The Army would like to keep active-duty soldiers at their home base for at least two years for every one year they deploy, easing the home-front problems with families and loved ones. Today many troops are forced to undertake another tour of duty after only a year at home. This situation has also prevented many Army and Marine Corps units from maintaining their training schedules for different missions. An increase in active-duty strength could also ease the burden on reserve units, the 346,000 members of the Army National Guard (ARNG) and the 196,000 Army reservists (USAR).

But increasingly critics of the buildup point out that in the next few years, possibly before the additional troops are added by 2010-2012, the United States will have withdrawn combat troops and possible all military forces from Iraq and Afghanistan. Even today, they note, the U.S. commitment of ground troops in the two wars is just over ten percent of the total active Army-ARNG-USAR and Marine Corps strength.

Frank Hoffman, a retired Marine officer and leading defense analyst, has observed that the global war on terrorism and the Iraq conflict are being used as "lame rationales" for enlarging the military. Hoffman, a senior researcher at the Marine Corps Center for Emerging Threats and Opportunities in Quantico, Virginia, continued, "Unless you think we will have more than six brigades in Iraq in 2012, I don't see how this is relevant." Other analysts and some congressional staffers have privately echoed Hoffman's views, as have a few military officers in off-the-record conversations.

The troop buildup has an estimated initial cost of nearly $100 billion with a subsequent cost of $15 billion per year to maintain the additional forces.

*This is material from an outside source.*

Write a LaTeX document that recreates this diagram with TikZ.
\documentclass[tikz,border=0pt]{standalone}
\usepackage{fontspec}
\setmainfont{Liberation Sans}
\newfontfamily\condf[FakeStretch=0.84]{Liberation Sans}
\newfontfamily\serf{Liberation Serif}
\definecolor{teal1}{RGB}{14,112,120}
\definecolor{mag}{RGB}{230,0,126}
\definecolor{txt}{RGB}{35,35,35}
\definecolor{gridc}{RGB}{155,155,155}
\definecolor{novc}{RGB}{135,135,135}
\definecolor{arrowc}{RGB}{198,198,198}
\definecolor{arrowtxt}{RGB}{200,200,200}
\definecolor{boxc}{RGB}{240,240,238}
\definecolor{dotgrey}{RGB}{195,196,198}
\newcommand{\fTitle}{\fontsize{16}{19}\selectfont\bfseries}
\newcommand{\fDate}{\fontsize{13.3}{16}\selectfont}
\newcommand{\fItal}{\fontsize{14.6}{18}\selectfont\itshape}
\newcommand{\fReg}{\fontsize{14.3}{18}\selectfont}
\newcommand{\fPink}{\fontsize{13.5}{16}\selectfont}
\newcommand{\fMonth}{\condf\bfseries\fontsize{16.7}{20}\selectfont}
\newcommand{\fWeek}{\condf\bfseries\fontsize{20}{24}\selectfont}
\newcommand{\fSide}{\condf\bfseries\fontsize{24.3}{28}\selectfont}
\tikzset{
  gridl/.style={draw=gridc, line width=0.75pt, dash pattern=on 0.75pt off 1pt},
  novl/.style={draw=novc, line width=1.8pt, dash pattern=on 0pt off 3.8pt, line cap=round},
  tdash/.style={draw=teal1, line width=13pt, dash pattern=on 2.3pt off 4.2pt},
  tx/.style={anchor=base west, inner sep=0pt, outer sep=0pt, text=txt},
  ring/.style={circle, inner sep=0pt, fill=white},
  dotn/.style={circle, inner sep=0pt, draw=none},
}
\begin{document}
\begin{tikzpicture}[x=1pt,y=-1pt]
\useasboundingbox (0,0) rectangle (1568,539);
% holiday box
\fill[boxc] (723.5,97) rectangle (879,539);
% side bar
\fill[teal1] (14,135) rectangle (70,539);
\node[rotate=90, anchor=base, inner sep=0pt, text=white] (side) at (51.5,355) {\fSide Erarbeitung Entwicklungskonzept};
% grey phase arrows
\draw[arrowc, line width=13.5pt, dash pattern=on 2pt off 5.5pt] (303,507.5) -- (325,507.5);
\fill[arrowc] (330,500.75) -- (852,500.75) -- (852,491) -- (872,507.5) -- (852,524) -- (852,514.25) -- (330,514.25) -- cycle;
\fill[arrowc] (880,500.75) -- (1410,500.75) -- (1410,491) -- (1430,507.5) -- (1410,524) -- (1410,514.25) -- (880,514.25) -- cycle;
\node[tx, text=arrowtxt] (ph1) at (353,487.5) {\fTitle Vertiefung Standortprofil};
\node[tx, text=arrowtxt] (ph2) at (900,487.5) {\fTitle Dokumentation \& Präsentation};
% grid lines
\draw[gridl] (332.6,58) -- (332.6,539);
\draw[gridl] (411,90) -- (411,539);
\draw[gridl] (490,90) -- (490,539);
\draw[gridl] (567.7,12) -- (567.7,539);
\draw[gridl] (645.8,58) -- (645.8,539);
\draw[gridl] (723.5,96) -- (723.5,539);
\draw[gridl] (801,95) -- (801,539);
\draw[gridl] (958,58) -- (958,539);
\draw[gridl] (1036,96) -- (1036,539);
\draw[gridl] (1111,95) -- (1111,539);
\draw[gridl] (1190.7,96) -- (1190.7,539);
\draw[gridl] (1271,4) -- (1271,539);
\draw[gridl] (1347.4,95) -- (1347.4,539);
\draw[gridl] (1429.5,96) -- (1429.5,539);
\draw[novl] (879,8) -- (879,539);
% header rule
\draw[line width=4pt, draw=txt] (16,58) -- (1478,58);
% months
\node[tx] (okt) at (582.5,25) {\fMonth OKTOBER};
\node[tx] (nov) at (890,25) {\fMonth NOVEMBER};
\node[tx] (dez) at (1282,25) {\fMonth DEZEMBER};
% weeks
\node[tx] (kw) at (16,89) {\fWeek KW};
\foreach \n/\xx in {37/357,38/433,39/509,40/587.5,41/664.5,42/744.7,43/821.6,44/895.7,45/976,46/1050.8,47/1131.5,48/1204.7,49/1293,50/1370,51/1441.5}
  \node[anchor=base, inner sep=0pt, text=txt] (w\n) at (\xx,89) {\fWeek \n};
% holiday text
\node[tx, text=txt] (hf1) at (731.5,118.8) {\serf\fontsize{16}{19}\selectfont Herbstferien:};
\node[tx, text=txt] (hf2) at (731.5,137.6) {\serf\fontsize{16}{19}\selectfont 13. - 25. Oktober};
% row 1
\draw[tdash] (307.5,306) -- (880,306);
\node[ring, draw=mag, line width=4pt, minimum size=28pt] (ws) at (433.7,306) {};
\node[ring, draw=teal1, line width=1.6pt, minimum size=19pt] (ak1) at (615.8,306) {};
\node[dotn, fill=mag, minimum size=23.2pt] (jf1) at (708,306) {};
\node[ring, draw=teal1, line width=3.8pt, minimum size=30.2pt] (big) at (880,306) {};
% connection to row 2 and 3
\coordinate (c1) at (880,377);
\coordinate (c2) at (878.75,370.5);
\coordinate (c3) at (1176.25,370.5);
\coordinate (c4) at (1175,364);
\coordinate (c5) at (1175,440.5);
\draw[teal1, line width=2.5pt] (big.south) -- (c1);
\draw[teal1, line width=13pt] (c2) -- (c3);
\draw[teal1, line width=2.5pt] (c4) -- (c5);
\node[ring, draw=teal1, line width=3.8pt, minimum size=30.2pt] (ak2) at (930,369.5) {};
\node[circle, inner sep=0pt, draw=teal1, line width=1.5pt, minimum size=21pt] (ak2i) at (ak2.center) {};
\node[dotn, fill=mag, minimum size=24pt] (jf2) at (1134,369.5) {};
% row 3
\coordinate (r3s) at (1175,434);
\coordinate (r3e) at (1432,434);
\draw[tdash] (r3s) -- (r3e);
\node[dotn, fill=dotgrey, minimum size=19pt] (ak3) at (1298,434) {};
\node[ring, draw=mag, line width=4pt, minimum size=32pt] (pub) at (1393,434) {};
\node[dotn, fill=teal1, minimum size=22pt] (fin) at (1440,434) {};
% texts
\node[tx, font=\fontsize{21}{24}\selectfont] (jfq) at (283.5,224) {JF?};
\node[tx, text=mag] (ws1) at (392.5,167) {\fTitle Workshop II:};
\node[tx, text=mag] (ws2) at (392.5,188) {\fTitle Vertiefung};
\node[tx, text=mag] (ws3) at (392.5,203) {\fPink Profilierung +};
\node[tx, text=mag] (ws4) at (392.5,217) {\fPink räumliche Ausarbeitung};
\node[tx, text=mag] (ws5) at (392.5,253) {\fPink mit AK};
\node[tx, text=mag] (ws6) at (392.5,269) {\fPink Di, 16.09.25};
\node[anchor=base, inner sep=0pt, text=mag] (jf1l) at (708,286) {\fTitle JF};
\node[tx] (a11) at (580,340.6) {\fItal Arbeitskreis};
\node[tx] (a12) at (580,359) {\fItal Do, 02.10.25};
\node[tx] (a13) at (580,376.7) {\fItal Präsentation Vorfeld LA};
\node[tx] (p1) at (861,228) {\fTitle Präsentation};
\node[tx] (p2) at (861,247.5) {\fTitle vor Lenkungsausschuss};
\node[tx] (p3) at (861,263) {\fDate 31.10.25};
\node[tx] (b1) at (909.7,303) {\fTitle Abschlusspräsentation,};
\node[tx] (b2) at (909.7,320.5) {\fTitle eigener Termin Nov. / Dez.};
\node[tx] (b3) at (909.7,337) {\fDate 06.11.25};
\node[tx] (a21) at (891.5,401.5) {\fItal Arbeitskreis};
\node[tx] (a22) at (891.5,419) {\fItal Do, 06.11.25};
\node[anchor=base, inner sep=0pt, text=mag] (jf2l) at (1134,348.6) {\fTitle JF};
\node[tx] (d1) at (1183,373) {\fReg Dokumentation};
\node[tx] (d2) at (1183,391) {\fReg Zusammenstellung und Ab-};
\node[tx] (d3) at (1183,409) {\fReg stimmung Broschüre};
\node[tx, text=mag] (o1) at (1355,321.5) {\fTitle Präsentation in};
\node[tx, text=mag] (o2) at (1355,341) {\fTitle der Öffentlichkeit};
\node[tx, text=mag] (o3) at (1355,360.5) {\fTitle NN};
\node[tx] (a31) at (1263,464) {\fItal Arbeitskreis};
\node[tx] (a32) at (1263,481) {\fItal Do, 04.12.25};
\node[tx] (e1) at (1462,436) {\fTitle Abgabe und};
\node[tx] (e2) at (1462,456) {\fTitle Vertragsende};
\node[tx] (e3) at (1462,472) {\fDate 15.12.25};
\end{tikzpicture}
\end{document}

These costs are being incurred at a time that several new aircraft and ship programs are far above predicted costs, virtually all U.S. Army and Marine Corps ground vehicles except for M1 tanks are in need of replacement, military health costs are skyrocketing, and the increased costs of fuel are playing havoc with operating budgets.

While some troop increases transcend the current wars in Afghanistan and Iraq, especially increases in special operations forces and, to some extent, in Marine units. After withdrawal from Afghanistan and Iraq -- as after the Vietnam War -- U.S. national leaders will be very reluctant to commit ground forces to sustained combat situations. Rather, special operations and forward-deployed Marine units afloat will be the more likely to be used in future crises and conflicts. Along with forward-deployed Navy ships, they will be the "forces of preference" for the foreseeable future.

The current crises in Africa that have led to the recent establishment of the U.S. Africa Command, the confrontations with the leaders of Venezuela and Iran, competition with China and India for resources in several parts of the world, and other problem areas will demand that the United States maintain flexible and rapidly deployable presence and combat forces. It is unlikely that those will be large Army or Marine Corps ground combat formations.